Search the material for the string "matplotlib" and copy each line where it occurs.

+ + + + + + +

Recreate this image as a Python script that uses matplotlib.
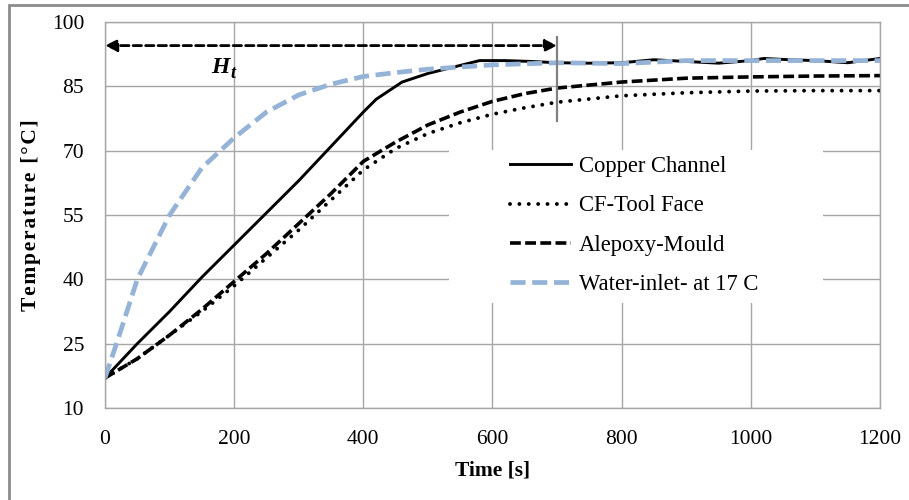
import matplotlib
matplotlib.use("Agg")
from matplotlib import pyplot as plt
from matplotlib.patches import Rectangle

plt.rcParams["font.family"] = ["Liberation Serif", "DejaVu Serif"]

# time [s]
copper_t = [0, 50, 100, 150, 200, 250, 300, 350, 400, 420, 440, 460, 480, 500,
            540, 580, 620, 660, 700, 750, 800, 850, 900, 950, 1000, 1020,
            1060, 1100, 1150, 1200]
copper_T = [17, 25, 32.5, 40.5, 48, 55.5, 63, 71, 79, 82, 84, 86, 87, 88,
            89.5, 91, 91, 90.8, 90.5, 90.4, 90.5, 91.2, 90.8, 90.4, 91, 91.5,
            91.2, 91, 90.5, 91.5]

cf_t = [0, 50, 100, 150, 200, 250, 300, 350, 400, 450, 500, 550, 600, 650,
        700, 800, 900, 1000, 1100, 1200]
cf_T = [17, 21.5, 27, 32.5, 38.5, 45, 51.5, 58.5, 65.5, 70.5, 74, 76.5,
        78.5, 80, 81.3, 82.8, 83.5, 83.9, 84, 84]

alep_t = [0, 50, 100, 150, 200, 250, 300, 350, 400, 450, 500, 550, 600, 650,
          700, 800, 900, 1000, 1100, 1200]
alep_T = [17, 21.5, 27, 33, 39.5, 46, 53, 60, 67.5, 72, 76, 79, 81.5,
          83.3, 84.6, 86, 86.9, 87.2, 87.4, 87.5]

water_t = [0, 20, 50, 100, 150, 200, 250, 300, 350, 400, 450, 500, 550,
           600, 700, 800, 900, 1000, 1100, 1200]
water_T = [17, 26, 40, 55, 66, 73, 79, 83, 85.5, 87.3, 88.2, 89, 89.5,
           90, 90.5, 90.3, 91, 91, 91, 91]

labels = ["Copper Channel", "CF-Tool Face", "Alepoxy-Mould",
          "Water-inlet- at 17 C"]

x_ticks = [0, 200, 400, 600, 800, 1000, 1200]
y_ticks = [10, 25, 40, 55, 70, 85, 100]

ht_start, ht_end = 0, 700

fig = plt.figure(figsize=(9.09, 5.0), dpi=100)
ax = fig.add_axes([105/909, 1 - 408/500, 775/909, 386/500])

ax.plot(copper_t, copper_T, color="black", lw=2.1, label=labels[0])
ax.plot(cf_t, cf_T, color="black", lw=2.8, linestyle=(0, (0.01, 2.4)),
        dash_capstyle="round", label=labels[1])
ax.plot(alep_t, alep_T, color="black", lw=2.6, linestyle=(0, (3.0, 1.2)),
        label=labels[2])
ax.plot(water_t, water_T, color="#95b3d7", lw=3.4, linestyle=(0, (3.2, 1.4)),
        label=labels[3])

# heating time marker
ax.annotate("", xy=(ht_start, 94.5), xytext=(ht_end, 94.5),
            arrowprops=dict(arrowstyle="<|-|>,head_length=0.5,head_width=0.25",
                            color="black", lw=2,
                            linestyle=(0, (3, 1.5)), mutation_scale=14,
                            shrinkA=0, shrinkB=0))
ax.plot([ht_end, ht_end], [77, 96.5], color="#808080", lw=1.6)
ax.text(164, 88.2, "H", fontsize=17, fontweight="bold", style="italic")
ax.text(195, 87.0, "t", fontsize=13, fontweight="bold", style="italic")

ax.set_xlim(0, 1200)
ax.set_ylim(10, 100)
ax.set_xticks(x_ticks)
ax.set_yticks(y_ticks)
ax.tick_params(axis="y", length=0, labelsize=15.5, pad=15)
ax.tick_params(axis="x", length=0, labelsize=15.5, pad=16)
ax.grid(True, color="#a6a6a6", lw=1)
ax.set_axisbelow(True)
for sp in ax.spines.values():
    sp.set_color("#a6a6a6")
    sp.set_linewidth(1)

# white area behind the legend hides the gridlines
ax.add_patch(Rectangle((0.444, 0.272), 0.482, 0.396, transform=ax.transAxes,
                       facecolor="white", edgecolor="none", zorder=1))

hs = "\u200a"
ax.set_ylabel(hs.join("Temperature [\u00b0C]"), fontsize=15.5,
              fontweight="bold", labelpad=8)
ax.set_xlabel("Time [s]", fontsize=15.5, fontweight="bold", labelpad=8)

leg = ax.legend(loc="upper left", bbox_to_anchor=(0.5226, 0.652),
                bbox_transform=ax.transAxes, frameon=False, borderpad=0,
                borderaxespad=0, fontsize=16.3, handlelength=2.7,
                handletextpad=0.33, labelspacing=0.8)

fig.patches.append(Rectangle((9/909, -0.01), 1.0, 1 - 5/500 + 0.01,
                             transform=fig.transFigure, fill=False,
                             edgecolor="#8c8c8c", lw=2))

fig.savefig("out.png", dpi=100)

+ + + + + + +

**EXPECTED OUTPUT**
Recreate this image as a Python script that uses matplotlib.
import matplotlib
matplotlib.use("Agg")
from matplotlib import pyplot as plt
from matplotlib.patches import Rectangle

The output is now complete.